> **Supplied data**
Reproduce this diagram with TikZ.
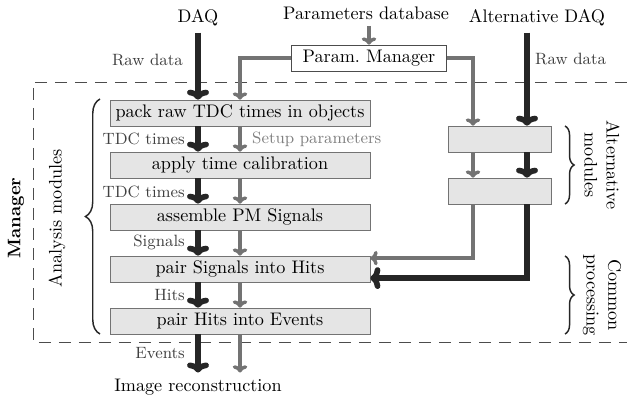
\documentclass[tikz,border=0pt]{standalone}
\usepackage{xcolor}
\usepackage{tikz}
\usetikzlibrary{positioning,arrows.meta,decorations.pathreplacing}

\tikzset{
  modbox/.style={draw=black!55, fill=black!10, minimum height=14.3pt, inner sep=0pt},
  darkflow/.style={draw=black!85, line width=3.1pt, -{To[length=5.5pt,width=12pt]}},
  grayflow/.style={draw=black!55, line width=1.9pt, -{To[length=4pt,width=8pt]}},
  flowlabel/.style={font=\small, text=black!75, inner sep=1pt},
  groupbrace/.style={decorate, draw=black!85, line width=0.8pt},
}

\begin{document}
\begin{tikzpicture}[x=0.55pt,y=0.55pt,yscale=-1,xscale=1]
            \useasboundingbox (0,0) rectangle (627,399);
            \coordinate (dcol) at (198,0);
            \coordinate (gcol) at (473,0);
            \coordinate (acol) at (527,0);

            \draw [black!70, dash pattern=on 6.5pt off 4.5pt] (627,82) -- (33,82) -- (33,342) -- (627,342);

            \node (daq) at (198,18) {DAQ};
            \node (db) at (366,13) {Parameters database};
            \node (altdaq) at (537,18) {Alternative DAQ};
            \node [draw=black!70, fill=white, minimum width=85pt, minimum height=14.3pt, inner sep=0pt] (pm) at (369,58) {Param.\ Manager};

            \node [modbox, minimum width=143pt] (pack) at (240,113) {pack raw TDC times in objects};
            \node [modbox, minimum width=143pt] (calib) at (240,165) {apply time calibration};
            \node [modbox, minimum width=143pt] (assemble) at (240,217) {assemble PM Signals};
            \node [modbox, minimum width=143pt] (hits) at (240,269) {pair Signals into Hits};
            \node [modbox, minimum width=143pt] (events) at (240,321) {pair Hits into Events};
            \node [modbox, minimum width=57pt] (altA) at (500,139) {};
            \node [modbox, minimum width=57pt] (altB) at (500,191) {};
            \node (img) at (198,387) {Image reconstruction};

            \draw [darkflow] (daq.south) -- (daq.south |- pack.north);
            \draw [grayflow] (db.south -| pm.north) -- (pm.north);
            \draw [grayflow] (pm.west) -| (pack.north);
            \draw [grayflow] (pm.east) -| (altA.north -| gcol);
            \draw [darkflow] (altdaq.south -| acol) -- (altA.north -| acol);
            \foreach \a/\b in {pack/calib,calib/assemble,assemble/hits,hits/events} {
                \draw [darkflow] (\a.south -| dcol) -- (\b.north -| dcol);
                \draw [grayflow] (\a.south) -- (\b.north);
            }
            \draw [darkflow] (altA.south -| acol) -- (altB.north -| acol);
            \draw [grayflow] (altA.south -| gcol) -- (altB.north -| gcol);
            \draw [grayflow] (altB.south -| gcol) |- ([yshift=-6pt]hits.east);
            \draw [darkflow] (altB.south -| acol) |- ([yshift=5pt]hits.east);
            \draw [darkflow] (events.south -| dcol) -- (img.north -| dcol);
            \draw [grayflow] (events.south) -- (events.south |- img.north);

            \node [flowlabel, anchor=east] (rawl) at (185,60) {Raw data};
            \node [flowlabel, anchor=west] (rawr) at (533,59) {Raw data};
            \node [flowlabel, anchor=east] (tdca) at (187,139) {TDC times};
            \node [flowlabel, anchor=west, text=black!50] (setup) at (250,139) {Setup parameters};
            \node [flowlabel, anchor=east] (tdcb) at (187,192) {TDC times};
            \node [flowlabel, anchor=east] (sigl) at (187,242) {Signals};
            \node [flowlabel, anchor=east] (hitl) at (187,295) {Hits};
            \node [flowlabel, anchor=east] (evl) at (187,353) {Events};

            \draw [groupbrace, decoration={brace, amplitude=8pt}] (100,334) -- (100,99);
            \node [rotate=90] (anl) at (57,218) {Analysis modules};
            \node [rotate=90, font=\bfseries] (mgr) at (16,218) {Manager};
            \draw [groupbrace, decoration={brace, amplitude=5pt}] (565,126) -- (565,204);
            \node [rotate=-90, align=center] (altl) at (602,165) {Alternative\\modules};
            \draw [groupbrace, decoration={brace, amplitude=5pt}] (565,256) -- (565,334);
            \node [rotate=-90, align=center] (coml) at (602,295) {Common\\processing};
        \end{tikzpicture}
\end{document}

> **Exercise directions**
Transcribe each line above verbatim, with the pictures left out.

> **Exercise response**
Reproduce this diagram with TikZ.
\documentclass[tikz,border=0pt]{standalone}
\usepackage{xcolor}
\usepackage{tikz}
\usetikzlibrary{positioning,arrows.meta,decorations.pathreplacing}

\tikzset{
  modbox/.style={draw=black!55, fill=black!10, minimum height=14.3pt, inner sep=0pt},
  darkflow/.style={draw=black!85, line width=3.1pt, -{To[length=5.5pt,width=12pt]}},
  grayflow/.style={draw=black!55, line width=1.9pt, -{To[length=4pt,width=8pt]}},
  flowlabel/.style={font=\small, text=black!75, inner sep=1pt},
  groupbrace/.style={decorate, draw=black!85, line width=0.8pt},
}

\begin{document}
\begin{tikzpicture}[x=0.55pt,y=0.55pt,yscale=-1,xscale=1]
            \useasboundingbox (0,0) rectangle (627,399);
            \coordinate (dcol) at (198,0);
            \coordinate (gcol) at (473,0);
            \coordinate (acol) at (527,0);

            \draw [black!70, dash pattern=on 6.5pt off 4.5pt] (627,82) -- (33,82) -- (33,342) -- (627,342);

            \node (daq) at (198,18) {DAQ};
            \node (db) at (366,13) {Parameters database};
            \node (altdaq) at (537,18) {Alternative DAQ};
            \node [draw=black!70, fill=white, minimum width=85pt, minimum height=14.3pt, inner sep=0pt] (pm) at (369,58) {Param.\ Manager};

            \node [modbox, minimum width=143pt] (pack) at (240,113) {pack raw TDC times in objects};
            \node [modbox, minimum width=143pt] (calib) at (240,165) {apply time calibration};
            \node [modbox, minimum width=143pt] (assemble) at (240,217) {assemble PM Signals};
            \node [modbox, minimum width=143pt] (hits) at (240,269) {pair Signals into Hits};
            \node [modbox, minimum width=143pt] (events) at (240,321) {pair Hits into Events};
            \node [modbox, minimum width=57pt] (altA) at (500,139) {};
            \node [modbox, minimum width=57pt] (altB) at (500,191) {};
            \node (img) at (198,387) {Image reconstruction};

            \draw [darkflow] (daq.south) -- (daq.south |- pack.north);
            \draw [grayflow] (db.south -| pm.north) -- (pm.north);
            \draw [grayflow] (pm.west) -| (pack.north);
            \draw [grayflow] (pm.east) -| (altA.north -| gcol);
            \draw [darkflow] (altdaq.south -| acol) -- (altA.north -| acol);
            \foreach \a/\b in {pack/calib,calib/assemble,assemble/hits,hits/events} {
                \draw [darkflow] (\a.south -| dcol) -- (\b.north -| dcol);
                \draw [grayflow] (\a.south) -- (\b.north);
            }
            \draw [darkflow] (altA.south -| acol) -- (altB.north -| acol);
            \draw [grayflow] (altA.south -| gcol) -- (altB.north -| gcol);
            \draw [grayflow] (altB.south -| gcol) |- ([yshift=-6pt]hits.east);
            \draw [darkflow] (altB.south -| acol) |- ([yshift=5pt]hits.east);
            \draw [darkflow] (events.south -| dcol) -- (img.north -| dcol);
            \draw [grayflow] (events.south) -- (events.south |- img.north);

            \node [flowlabel, anchor=east] (rawl) at (185,60) {Raw data};
            \node [flowlabel, anchor=west] (rawr) at (533,59) {Raw data};
            \node [flowlabel, anchor=east] (tdca) at (187,139) {TDC times};
            \node [flowlabel, anchor=west, text=black!50] (setup) at (250,139) {Setup parameters};
            \node [flowlabel, anchor=east] (tdcb) at (187,192) {TDC times};
            \node [flowlabel, anchor=east] (sigl) at (187,242) {Signals};
            \node [flowlabel, anchor=east] (hitl) at (187,295) {Hits};
            \node [flowlabel, anchor=east] (evl) at (187,353) {Events};

            \draw [groupbrace, decoration={brace, amplitude=8pt}] (100,334) -- (100,99);
            \node [rotate=90] (anl) at (57,218) {Analysis modules};
            \node [rotate=90, font=\bfseries] (mgr) at (16,218) {Manager};
            \draw [groupbrace, decoration={brace, amplitude=5pt}] (565,126) -- (565,204);
            \node [rotate=-90, align=center] (altl) at (602,165) {Alternative\\modules};
            \draw [groupbrace, decoration={brace, amplitude=5pt}] (565,256) -- (565,334);
            \node [rotate=-90, align=center] (coml) at (602,295) {Common\\processing};
        \end{tikzpicture}
\end{document}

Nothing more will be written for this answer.